Taenidia are spiral thickenings. Air sacs spread throughout
for storage.
- Tracheoles. Fine tubes, 1 to 0.1 microns diameter.
Cuticle lined, but not shed. formed and enclosed by
tracheoblasts of epidermal origin. Smallest are functionally
intracellular.
- Nervous System.
- Central nervous system. Consists of brain, paired
ventral nerve cords and ganglia, peripheral nerves.
- Brain.
- Protocerebrum. Bilobed, continuous with
optic lobes. Receives ocellar nerves.
- Deutocerebrum. Contains antennal lobes.
- Tritocerebrum. Receives circumesophageal connective
from subesophageal ganglion, frontal connective from
frontal ganglion, labral nerve, tritocerebral
commissure.
- Ventral nerve cord.
- Ganglia. Neuropile in center with axons and dendrites.
Cell bodies in outer part. Giant fibers for quick long
distance reaction.
- Major ganglion is subesophageal ganglion.

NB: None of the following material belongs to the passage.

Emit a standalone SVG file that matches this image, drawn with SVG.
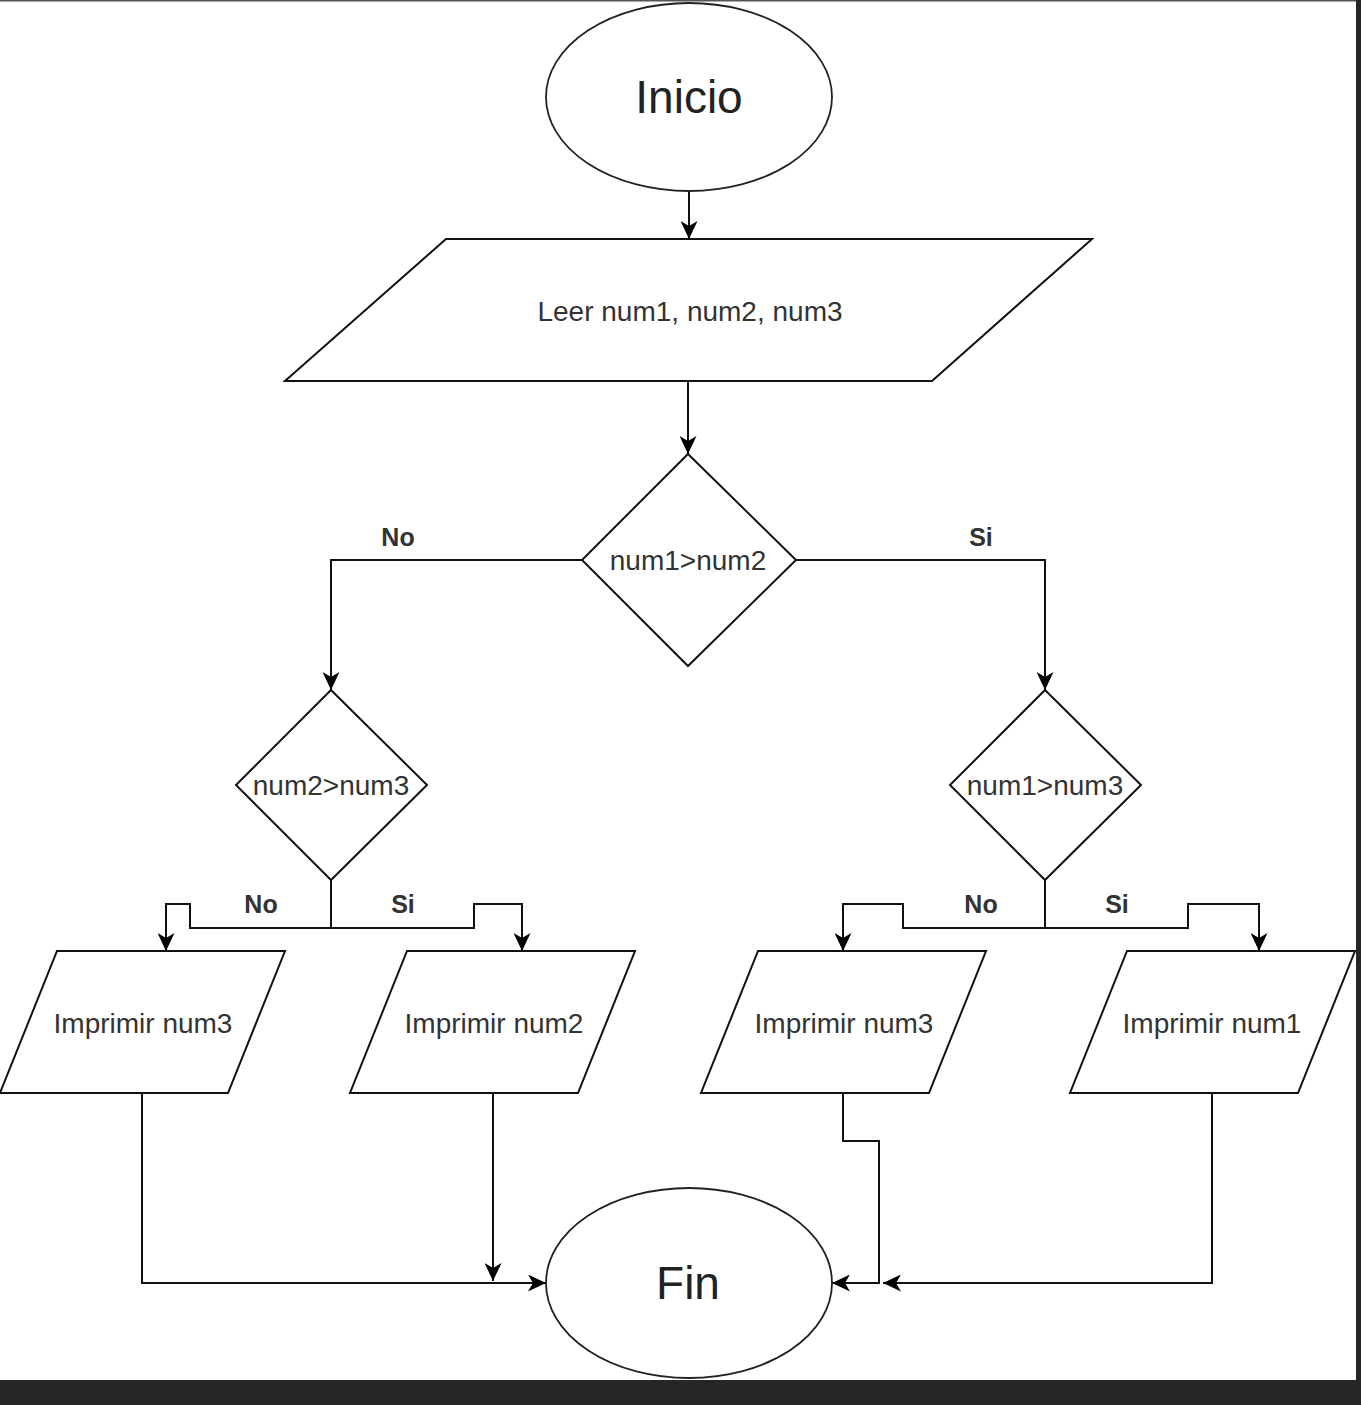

Fusion of three, mandibular, maxillary, labial and
receives these nerves.
- Paired along nerve cord or fused at each
segment.
- Stomogastric nervous system.
- Consists of occipital ganglion, frontal
ganglion, corpora cardiaca, corpus allatum, stomodeal nerve,
ventricular ganglion.
- Innervates gut muscles, also secretes hormones.